Peru Gas Workers Unearth Centuries of History in Lima's Soil
LIMA, Peru (AP) — For nearly two decades, workers for a company building gas lines across Peru’s capital have found themselves unearthing a treasure trove of history.
On one recent afternoon, a team came across four burials accompanied by ceramics from a pre-Incan civilization. Two years earlier, they found the bodies of farmers who had been among the first wave of Chinese immigrants in the 19th century.
“Lima literally sits atop a cultural bank,” with one layer of history atop another, said Alexis Solis, one of 40 archaeologists who work for the Calidda national gas company that is installing lines across the city.
The cooperation is a step forward for preservation in a metropolis whose rapid growth over the past century led to the destruction of many important sites.
Gas line worker Segundo Chávez last year found the body of a child inside a base — a burial characteristic of the pre-Incan Chancay people who flourished from about 1200 to 1470 b— and he recalled how his shouts of discovery attracted nearby residents from their houses.

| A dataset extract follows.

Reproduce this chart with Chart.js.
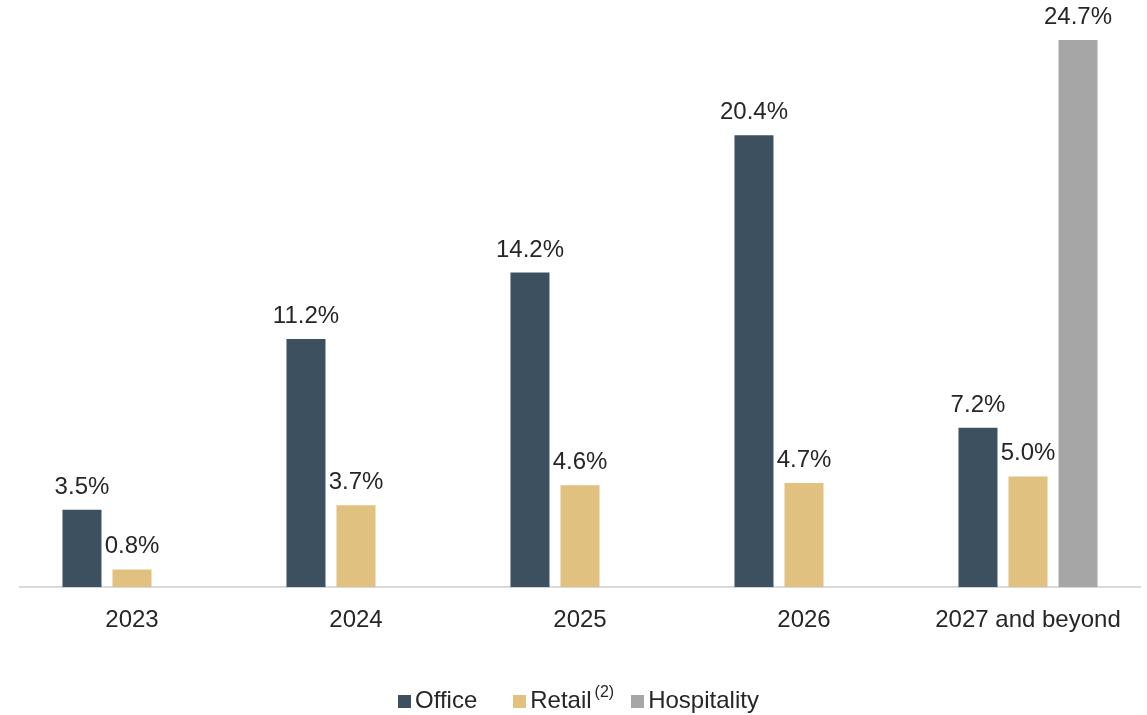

“It was an ancient burial, 80 centimeters deep,” Chavez said as he looked at two other recent discoveries — still unrecovered — in a ditch in a street in the Puente Piedra neighborhood: bones of an adult in a huge vase and the those of a baby found with a ceramic figure of a “Cuchimilco,” a sort of guide through the world of the dead in the Chancay culture.
The Colombia-based company says it has installed about 10,000 kilometers (6,000 miles) of natural gas lines across Lima over the past 16 years, and it’s reported about 300 archaeological finds, some of them 2,000 years old.
It says it has spent about $2 million the archaeological effort.
Peruvian law requires that archaeological discoveries be reported and turned over to the Culture Ministry.
But some developers have been cavalier about following the law and preserving the nation’s history.
In 2013, workers for real estate developers destroyed a 4,500-year-old pyramid-shaped structure on the edges of the city.
What is now Peru’s capital, located in a valley irrigated by three rivers fed from the Andes, housed human civilizations thousands of years before the Spanish arrived in 1535. It is scattered with cemeteries, irrigation canals, structures and ancient roads, with thin, vulnerable layers of deposited earth separating vastly different eras.
“The physical difference between the present and antiquity is but a few centimeters,” Solis said.